120 km/hでカッ飛ばしてきた。新東名高速道路の新静岡インターチェンジ〜森掛川インターチェンジ間の約50kmが3月1日、最高速度を120km/hとする試行が始まった。早速、取材のために試行区間を往復した。
2017年11月から、同区間で最高速度を110km/hに引き上げる試みが行われていた。その結果が良かったこともあり、さらに10 km/hアップで様子を見ようというわけである。
そもそも、国内初の高速道路である名神高速が完成したのは1963年である。日本が高度成長期に沸き立つ頃、日本の大動脈整備のために開通した。
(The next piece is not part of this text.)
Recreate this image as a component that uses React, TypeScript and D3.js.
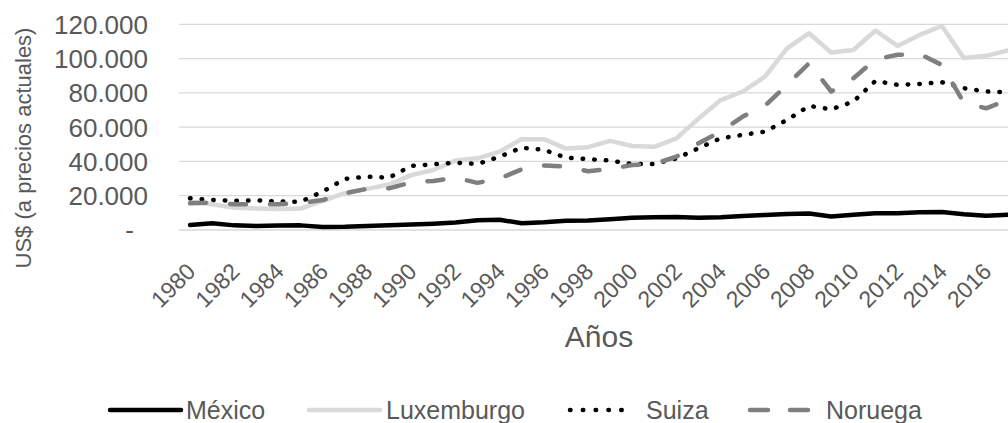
import React from "react";
import * as d3 from "d3";

const years = d3.range(1980, 2018);
const tickYears = d3.range(1980, 2017, 2);
const yTicks = [0, 20000, 40000, 60000, 80000, 100000, 120000];

const mexico = [2900, 3900, 2700, 2300, 2600, 2700, 1800, 1900, 2400, 2800, 3200, 3700, 4400, 5700, 6000, 3900, 4500, 5400, 5600, 6300, 7100, 7500, 7600, 7200, 7500, 8200, 8800, 9300, 9600, 7900, 8900, 9800, 9800, 10300, 10500, 9200, 8300, 8900];
const luxemburgo = [16500, 15000, 13000, 12600, 12300, 12500, 17000, 21500, 24000, 26500, 32000, 35000, 40500, 41800, 45700, 53000, 53000, 47500, 48300, 52000, 49000, 48500, 53500, 65000, 75800, 80800, 89500, 106000, 114800, 103500, 105000, 116400, 107400, 113800, 119000, 100300, 101600, 104700];
const suiza = [18500, 17500, 17100, 17300, 16600, 16500, 22400, 29800, 31100, 30500, 37400, 38300, 39300, 38500, 42800, 48000, 46800, 42200, 41300, 40500, 38500, 38500, 41800, 47700, 53500, 55500, 57400, 64200, 72400, 70400, 74900, 87000, 84700, 85200, 86200, 82700, 80800, 80400];
const noruega = [15600, 16000, 15000, 15000, 15000, 15800, 17500, 21400, 24000, 24300, 27800, 28600, 30500, 27500, 30000, 35400, 37600, 37000, 34300, 35600, 37900, 38500, 42800, 50600, 57400, 66200, 72400, 84700, 97300, 80800, 88500, 99600, 102200, 102700, 96300, 74300, 71000, 75900];

const seriesNames = ["México", "Luxemburgo", "Suiza", "Noruega"];

const W = 1008;
const H = 423;
const FONT = "'Liberation Sans', Arial, sans-serif";
const TXT = "#595959";

type Style = { color: string; dash?: string; cap: "round" | "butt" };
const styles: Style[] = [
  { color: "#000000", cap: "round" },
  { color: "#d9d9d9", cap: "round" },
  { color: "#000000", dash: "0.5 11.1", cap: "round" },
  { color: "#7f7f7f", dash: "16 24", cap: "round" },
];

export default function App() {
  const bw = 22.11;
  const x = d3
    .scaleBand<number>()
    .domain(years)
    .range([179, 179 + bw * years.length])
    .padding(0);
  const xc = (yr: number) => (x(yr) as number) + x.bandwidth() / 2;
  const y = d3.scaleLinear().domain([0, 120000]).range([230, 24.3]);

  const data = [mexico, luxemburgo, suiza, noruega];
  const line = d3
    .line<number>()
    .x((_, i) => xc(years[i]))
    .y((v) => y(v));

  const fmt = (v: number) => (v === 0 ? "-" : d3.format(",")(v).replace(/,/g, "."));

  const legendItems = [
    { x1: 110, x2: 181, tx: 186 },
    { x1: 309, x2: 380, tx: 386 },
    { x1: 570, x2: 634, tx: 646 },
    { x1: 750, x2: 814, tx: 826 },
  ];

  return (
    <svg
      width={W}
      height={H}
      style={{ position: "absolute", left: 0, top: 0, background: "#fff" }}
      fontFamily={FONT}
    >
      <rect x={0} y={0} width={W} height={H} fill="#fff" />
      {yTicks.map((t) => (
        <line key={t} x1={179} x2={W} y1={y(t)} y2={y(t)} stroke="#d9d9d9" strokeWidth={1.3} />
      ))}
      {yTicks.map((t) => (
        <text
          key={"l" + t}
          x={t === 0 ? 134 : 148}
          y={y(t)}
          dy="0.36em"
          textAnchor="end"
          fontSize={26}
          fill={TXT}
        >
          {fmt(t)}
        </text>
      ))}
      <text
        transform={`translate(31,148) rotate(-90)`}
        textAnchor="middle"
        fontSize={22}
        fill={TXT}
      >
        US$ (a precios actuales)
      </text>
      {tickYears.map((yr) => (
        <text
          key={yr}
          transform={`translate(${xc(yr) + 1},267) rotate(-45)`}
          textAnchor="end"
          dy="0.36em"
          fontSize={23}
          fill={TXT}
        >
          {yr}
        </text>
      ))}
      <text x={599} y={347} textAnchor="middle" fontSize={30} fill={TXT}>
        Años
      </text>
      {data.map((d, i) => (
        <path
          key={seriesNames[i]}
          d={line(d) || ""}
          fill="none"
          stroke={styles[i].color}
          strokeWidth={4.5}
          strokeLinejoin="round"
          strokeLinecap={styles[i].cap}
          strokeDasharray={styles[i].dash}
        />
      ))}
      {legendItems.map((it, i) => (
        <g key={"lg" + i}>
          <line
            x1={it.x1}
            x2={it.x2}
            y1={410}
            y2={410}
            stroke={styles[i].color}
            strokeWidth={4.5}
            strokeLinecap={styles[i].cap}
            strokeDasharray={i === 2 ? "0.5 12.3" : i === 3 ? "18 22" : undefined}
          />
          <text x={it.tx} y={419} fontSize={25} fill={TXT}>
            {seriesNames[i]}
          </text>
        </g>
      ))}
    </svg>
  );
}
あれから56年、時代は大きく変化した。クルマの性能が格段にアップし、走行性能だけでなく安全性も飛躍的に高まった。それなのに、56年もの間、最高速度が変わらないのは道理に反する。速度規制を変えてほしいという要望の主な理由は、それである。
では実際に、新静岡インターチェンジ〜森掛川インターチェンジ間の120km/h規制区間を走行してみて、どうだったのか。
安全性に関しても不安感は皆無だった。120 km/hでの走行が危険であると感じた瞬間はまったくなかった。安全か危険かというだけであれば、100 km/h規制はすぐに撤廃してもいいだろう。即刻120 km/hにするのが望ましいくらいだ。
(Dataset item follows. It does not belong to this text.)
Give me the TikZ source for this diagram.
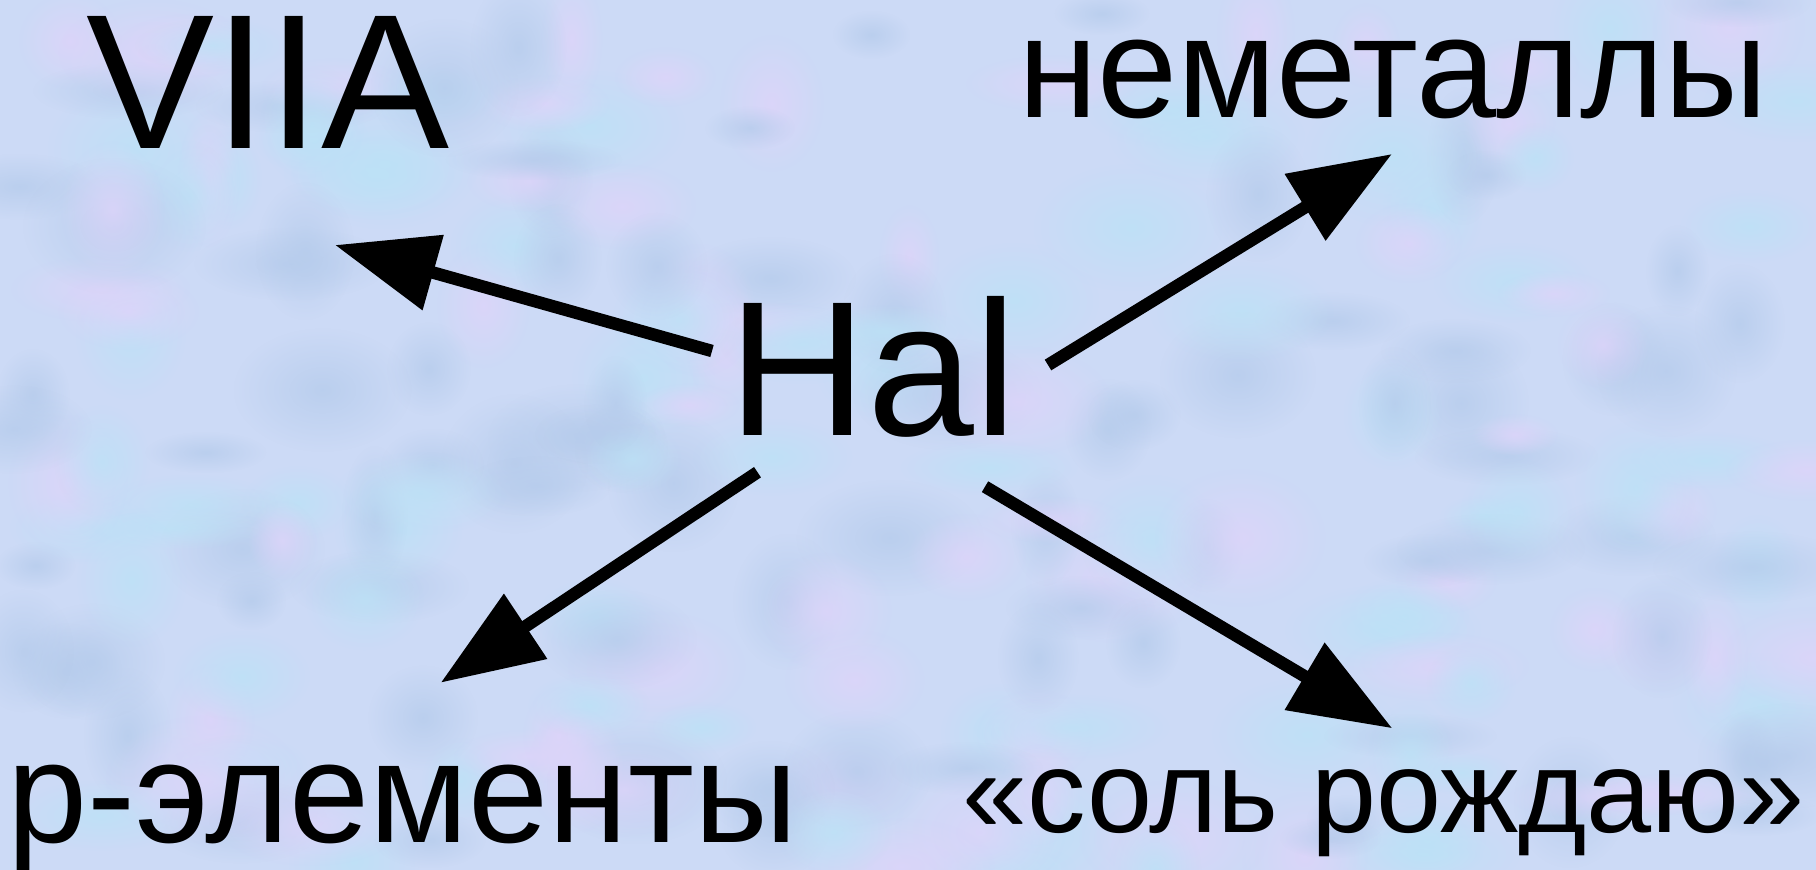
\documentclass[tikz,border=0pt]{standalone}
\usepackage{fontspec}
\setmainfont{Liberation Sans}
\usetikzlibrary{arrows.meta,fadings}
\definecolor{bgbase}{RGB}{204,218,246}
\definecolor{bgcyan}{RGB}{188,226,246}
\definecolor{bglav}{RGB}{222,212,250}
\definecolor{bgblue}{RGB}{182,204,236}
\tikzfading[name=softblob, inner color=transparent!0, outer color=transparent!100]
\tikzset{
  big/.style={inner sep=0pt, anchor=base, font=\fontsize{192}{230}\selectfont},
  mid/.style={inner sep=0pt, anchor=base, font=\fontsize{144}{172}\selectfont},
  small/.style={inner sep=0pt, anchor=base, font=\fontsize{117}{140}\selectfont},
  arr/.style={line width=12.5pt, -{Triangle[length=102pt,width=75pt]}},
  blob/.style={path fading=softblob, opacity=0.8}
}
\begin{document}
\begin{tikzpicture}[x=1pt,y=-1pt]
\useasboundingbox (0,0) rectangle (1816,870);
\fill[bgbase] (0,0) rectangle (1816,870);
\pgfmathsetseed{12}
\foreach \i in {1,...,220}{
  \pgfmathsetmacro{\px}{rnd*1816}
  \pgfmathsetmacro{\py}{rnd*870}
  \pgfmathsetmacro{\rw}{30+rnd*70}
  \pgfmathsetmacro{\rh}{20+rnd*50}
  \pgfmathsetmacro{\c}{int(rnd*3)}
  \ifnum\c=0 \fill[bgcyan,blob] (\px,\py) ellipse ({\rw} and {\rh});\fi
  \ifnum\c=1 \fill[bglav,blob] (\px,\py) ellipse ({\rw} and {\rh});\fi
  \ifnum\c=2 \fill[bgblue,blob] (\px,\py) ellipse ({\rw} and {\rh});\fi
}
\node[big] (viia) at (267.7,148.3) {VIIA};
\node[big] (hal) at (873,435) {Hal};
\node[mid] (nemet) at (1393,117.5) {неметаллы};
\node[mid] (pel) at (402.5,842) {p-элементы};
\node[small] (sol) at (1383.5,832) {«соль рождаю»};
\coordinate (s1) at (712,351);
\coordinate (e1) at (335,245);
\coordinate (s2) at (1048,365);
\coordinate (e2) at (1392,154);
\coordinate (s3) at (757.5,472.2);
\coordinate (e3) at (440.7,682.7);
\coordinate (s4) at (985,486.7);
\coordinate (e4) at (1392.3,728.3);
\draw[arr] (s1) -- (e1);
\draw[arr] (s2) -- (e2);
\draw[arr] (s3) -- (e3);
\draw[arr] (s4) -- (e4);
\end{tikzpicture}
\end{document}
ただ、120 km/hに変更したところで、目的地に早くたどり着くのかと聞かれれば、答えに窮する。というのも、120 km/h の試行区間に乗り入れても、走行車線をトロトロと走るドライバーが少なくないからである。試行そのものを知らぬドライバーも多いに違いない。何を隠そう、取材のために乗り入れた私でさえ、試行区間に差し掛かった瞬間を知ることができなかったほどだ。
しかも、90 km/h前後で走るトラックが、車線を塞ぐように並走する場面もある。120 km/h規制の対象は、大型貨物や三輪車、あるいは牽引車などは除外される。つまり、より一層速度差が大きくなったのだ。

この弊害は無視できない。大型トラックは90 km/h速度リミッター義務付けの問題もあり、時には装置の誤差を狙って、90 km/hのトラックを91km/hのトラックが抜こうとする場面もある。速度差1 km/hで抜ききるには、3分ほど時間がかかる。その間、後続は長い列になる。実際に2往復して計測した結果、100 km/h走行と120 km/h走行とでは、目に見えたタイム短縮はできなかった。